I was ironing the clothes I’m wearing for work when suddenly it occurred to me that I’ve been overly sensitive about things lately. I always credit it to the cycle of the month but the moods have come and gone yet the period hasn’t started. It goes to show I simply blame my mood-swings on other things except on my inability to control my temper/emotion. It’s not a beautiful thought so early in the morning. It almost even solicited a tear from me – the drama queen at work again. So I went to work with a heavy heart, a sad look on my gaunt face.
The commute to work was uneventful, not much change from the usual daily morning rush I go through. I saw the same people I used to pass by – the blind old lady banging the cymbals with her hands to attract passersby to give her some change, the other old, rather fat lady who has made a stake at the top of the stairs of the same overpass sitting on the same discarded carton box with her things about her. I saw the same policemen who make the traffic worse by waving away the rides that would stop to pick up the commuters. So I had to walk farther away to get my ride to work.

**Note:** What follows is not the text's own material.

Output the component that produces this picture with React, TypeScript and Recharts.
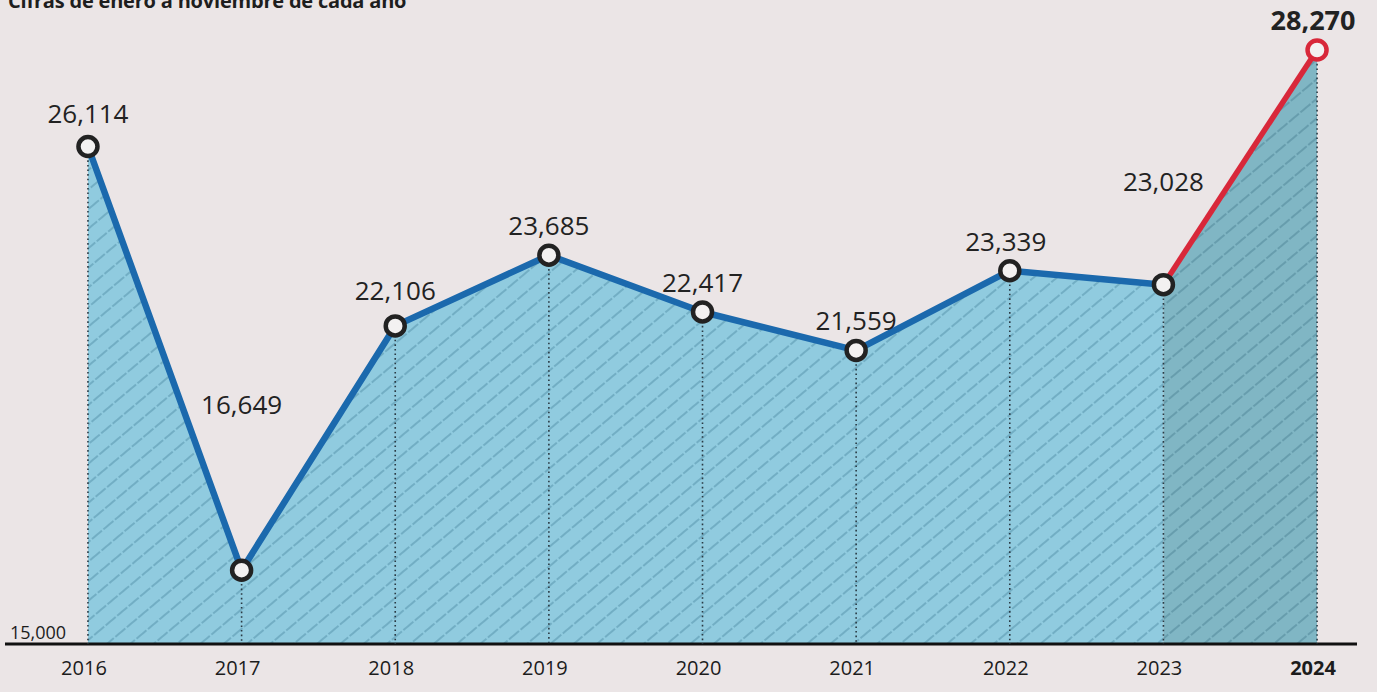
import {
  Area,
  ComposedChart,
  LabelList,
  Line,
  ReferenceLine,
  XAxis,
  YAxis,
} from "recharts";

// Cifras de enero a noviembre de cada año
const years = [2016, 2017, 2018, 2019, 2020, 2021, 2022, 2023, 2024];
const values = [26114, 16649, 22106, 23685, 22417, 21559, 23339, 23028, 28270];
const baseValue = 15000;

// último tramo (2023 -> 2024) va en rojo
const splitIndex = 7;

const rows = years.map((year, i) => ({
  year,
  value: values[i],
  main: i <= splitIndex ? values[i] : null,
  last: i >= splitIndex ? values[i] : null,
}));

const W = 1377;
const H = 692;
const M = { top: 50, right: 20, bottom: 8, left: 5 };
const AXIS_H = 40;
const plotBottom = H - M.bottom - AXIS_H;

const FONT = "'Open Sans', 'Noto Sans', sans-serif";
const BLUE = "#1b69ad";
const RED = "#d8283a";

// cuánto sube cada etiqueta respecto al punto
const labelLift: Record<number, number> = { 2016: 24, 2017: 156, 2018: 26, 2023: 94, 2024: 20 };
const labelShift: Record<number, number> = { 2022: -4, 2024: -4 };

function fmt(v: number) {
  return v.toLocaleString("en-US");
}

function YearTick(props: any) {
  const { x, y, payload } = props;
  const bold = payload.value === years[years.length - 1];
  return (
    <text
      x={x - 4}
      y={y + 29}
      textAnchor="middle"
      fontSize={20}
      fontWeight={bold ? 700 : 400}
      fill="#1c1c1c"
      fontFamily={FONT}
    >
      {payload.value}
    </text>
  );
}

function PointDot(props: any) {
  const { cx, cy, index } = props;
  if (cx == null || cy == null) return <g key={`d${index}`} />;
  const last = index === values.length - 1;
  return (
    <g key={`d${index}`}>
      <line
        x1={cx}
        x2={cx}
        y1={cy}
        y2={plotBottom}
        stroke="#2a3a44"
        strokeWidth={1.6}
        strokeDasharray="1.6 3"
      />
      <circle
        cx={cx}
        cy={cy}
        r={9.5}
        fill="#f3f1f1"
        stroke={last ? RED : "#222"}
        strokeWidth={4.5}
      />
    </g>
  );
}

function ValueLabel(props: any) {
  const { x, y, index } = props;
  const year = years[index];
  const last = index === values.length - 1;
  const lift = labelLift[year] ?? 20;
  return (
    <text
      x={x + (labelShift[year] ?? 0)}
      y={y - lift}
      textAnchor="middle"
      fontSize={last ? 27 : 26}
      fontWeight={last ? 700 : 400}
      fill="#222"
      fontFamily={FONT}
    >
      {fmt(values[index])}
    </text>
  );
}

export default function App() {
  return (
    <div
      style={{
        position: "absolute",
        left: 0,
        top: 0,
        width: W,
        height: H,
        overflow: "hidden",
        background: "#ebe5e6",
      }}
    >
      <div
        style={{
          position: "absolute",
          left: 8,
          top: -9,
          fontFamily: FONT,
          fontWeight: 700,
          fontSize: 20,
          lineHeight: "20px",
          color: "#1e1e1e",
          letterSpacing: -0.2,
          whiteSpace: "nowrap",
        }}
      >
        Cifras de enero a noviembre de cada año
      </div>
      <ComposedChart width={W} height={H} data={rows} margin={M}>
        <defs>
          <pattern
            id="hatchLight"
            patternUnits="userSpaceOnUse"
            width={15}
            height={15}
            patternTransform="rotate(-40)"
          >
            <rect width={15} height={15} fill="#90cbdf" />
            <line x1={0} x2={15} y1={7} y2={7} stroke="#3f7d97" strokeWidth={1.1} strokeOpacity={0.75} strokeDasharray="7 2" />
          </pattern>
          <pattern
            id="hatchDark"
            patternUnits="userSpaceOnUse"
            width={15}
            height={15}
            patternTransform="rotate(-40)"
          >
            <rect width={15} height={15} fill="#80b6c4" />
            <line x1={0} x2={15} y1={7} y2={7} stroke="#3c7488" strokeWidth={1.1} strokeOpacity={0.75} strokeDasharray="7 2" />
          </pattern>
        </defs>
        <XAxis
          dataKey="year"
          type="number"
          domain={[2015.46, 2024.26]}
          ticks={years}
          height={AXIS_H}
          tickLine={false}
          tickSize={0}
          axisLine={{ stroke: "#111", strokeWidth: 3 }}
          tick={<YearTick />}
        />
        <YAxis hide domain={[baseValue, 28270]} />
        <Area
          dataKey="main"
          baseValue={baseValue}
          fill="url(#hatchLight)"
          fillOpacity={1}
          stroke="none"
          isAnimationActive={false}
          dot={false}
          activeDot={false}
        />
        <Area
          dataKey="last"
          baseValue={baseValue}
          fill="url(#hatchDark)"
          fillOpacity={1}
          stroke="none"
          isAnimationActive={false}
          dot={false}
          activeDot={false}
        />
        <ReferenceLine
          y={baseValue}
          stroke="none"
          label={{
            value: fmt(baseValue),
            position: "insideBottomLeft",
            offset: 5,
            fontSize: 18,
            fill: "#1c1c1c",
            fontFamily: FONT,
          }}
        />
        <Line
          dataKey="main"
          stroke={BLUE}
          strokeWidth={6.5}
          strokeLinejoin="round"
          dot={false}
          activeDot={false}
          isAnimationActive={false}
        />
        <Line
          dataKey="last"
          stroke={RED}
          strokeWidth={5.5}
          strokeLinejoin="round"
          dot={false}
          activeDot={false}
          isAnimationActive={false}
        />
        <Line
          dataKey="value"
          stroke="none"
          dot={PointDot}
          activeDot={false}
          isAnimationActive={false}
        >
          <LabelList dataKey="value" content={ValueLabel} />
        </Line>
      </ComposedChart>
    </div>
  );
}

I had to pass through another overpass to get to my building and on my way up the steps I saw three children, probably siblings, with grubby faces seated side by side blocking almost half of the step. Once again, irritation and annoyance crept through my mind and surely a not-so-winsome grimace surfaced on my face without my knowing it. They weren’t asking for loose change or anything. They were just sitting there grinning and waiting for I’m not sure what. Now why did I get annoyed with that?
As I walked towards the building three men were walking in front of me. They’re probably on their way to the next building when a loud burp escaped my throat. I hardly had time to cover my mouth or to try to suppress it. One of the men apparently heard the unwelcome sound and looked my way. I didn’t look back then suddenly I grinned when he wasn’t looking anymore. What if he thought that barf was the sound of flatulence or excess gas escaping from my a_ _? Wouldn’t that have been hilarious? A person this thin with that loud barf is someone to reckon with, I figure. Then I went up the building with a smile on my face thinking of the hilarity of the situation. Was it indeed hilarious or pathetic? You choose.
Don’t ask me how the day went by, though. That would take too much space or too much blank space. The consolation is that the day has not ended entirely yet. I have the night to look forward to better, brighter things. Maybe a good meal or a nice movie? Or probably a call from somebody special or an email from a friend. The possibilities are endless as well as the non-possibilities. I just have to choose which of the two will make my day. Then I’ll be ready to rest my tired eyes and my hands weary with typing with a faint smile on my still gaunt face thinking things hadn’t turned too bad after all. That there’s another tomorrow to look forward to. There always is tomorrow. Now that’s a comforting thought.